We're talking about how cool it was that Amber Nelon refused to play along and be remade into something fake and corrupted. :-) We could also be talking about how vile the judges were for trying to shmooze her the way they did and about how that's probably pretty effective for a lot of young people. And about how there is still hope for America while there are still young people who (with apologies to Veggie Tales) live out the injunction, "Stand up, stand up for what you believe in, believe in..." etc.

The preliminaries have gotten really horrible for the most part(though at one point they were so bad that the public outcry was actually enough for them to issue an apology and tone it down a notch, if I remember correctly), and there are a lot of things wrong with the show (15 year olds should NOT be allowed on this show-actually, they probably shouldn't allow below 18 year olds on), but I still watch because I like some of the singers.
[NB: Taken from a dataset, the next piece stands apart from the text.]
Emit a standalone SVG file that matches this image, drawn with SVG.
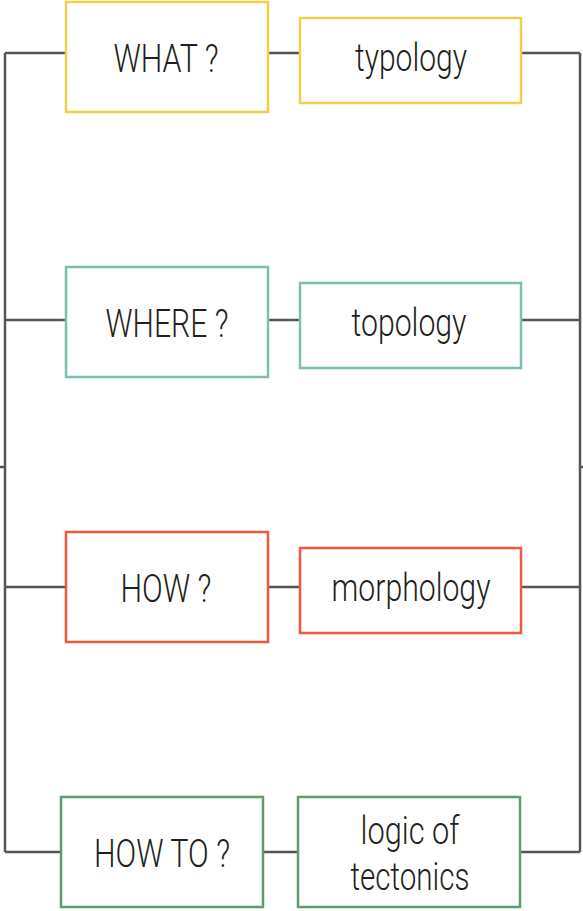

Good singing, in the end, is good singing, and I enjoy a lot of it. Some of them really are very good.

Although I've heard there's going to be a lot of fighting between the judges this year, so I might not be able to stomach it. It's supposed to be a singing contest, not Real World.

I'm not sure this gives me a lot of hope, to be honest. The girl in question is the older woman's daughter? Because the older woman is definitely [egregious insult edited, LM] (look and listen to her!), and daughters usually end up like their mothers...

Jump to nasty conclusions much, Samson J.?

Wow. Inappropriate comment. Bag it. The ref. whistle says "tweet"!

Doesn't the name of the show say it all: American Idol. What should we expect but the packaging of a non God honoring celebrity.
Contrast American Idol with Britians Got Talent which gave Susan Boyle and Paul Potts a fair shot without excessively repackaging them

Things are massaged to a great extent on similar shows like the X Factor as well. For example, I found this story interesting about a big black lady who auditioned and got gushed over, then disappeared. She was a great singer and also a great character in that sort of over-the-top older black lady style. But she got the distinct impression that they didn't air her later performances and eventually kept her from advancing to Top 12 because she didn't fit the demographic they were looking for in terms of a winner.

This is the full story with interview snippets. She does make a big joke out of her crush on Simon Cowell so I think she kind of goes overboard with that, but the overall story is very interesting:

http://ca.music.yahoo.com/blogs/reality-rocks/whatever-happened-panda-ross-simon-cowell-x-factor-032506358.html

Well, Lydia, I'm disappointed that you continue to avoid some of the gritty realities of life.

Nasty commentators are one of my unfortunate realities, Samson. Your utterly unsupported insult towards an apparently perfectly nice Christian woman of whom you've watched two minutes of video, during which she is telling about how her daughter stood up for her convictions on American Idol, does not become a "gritty reality" just because you think your slanderous free association exercise constitutes evidence of someone else's wrong-doing. As I said, bag it.

Sampson,

Since children often do follow in the footsteps of their parents, I'd like to see you make a non-insulting case. Yu know, one with specific references and no ad hominem insults?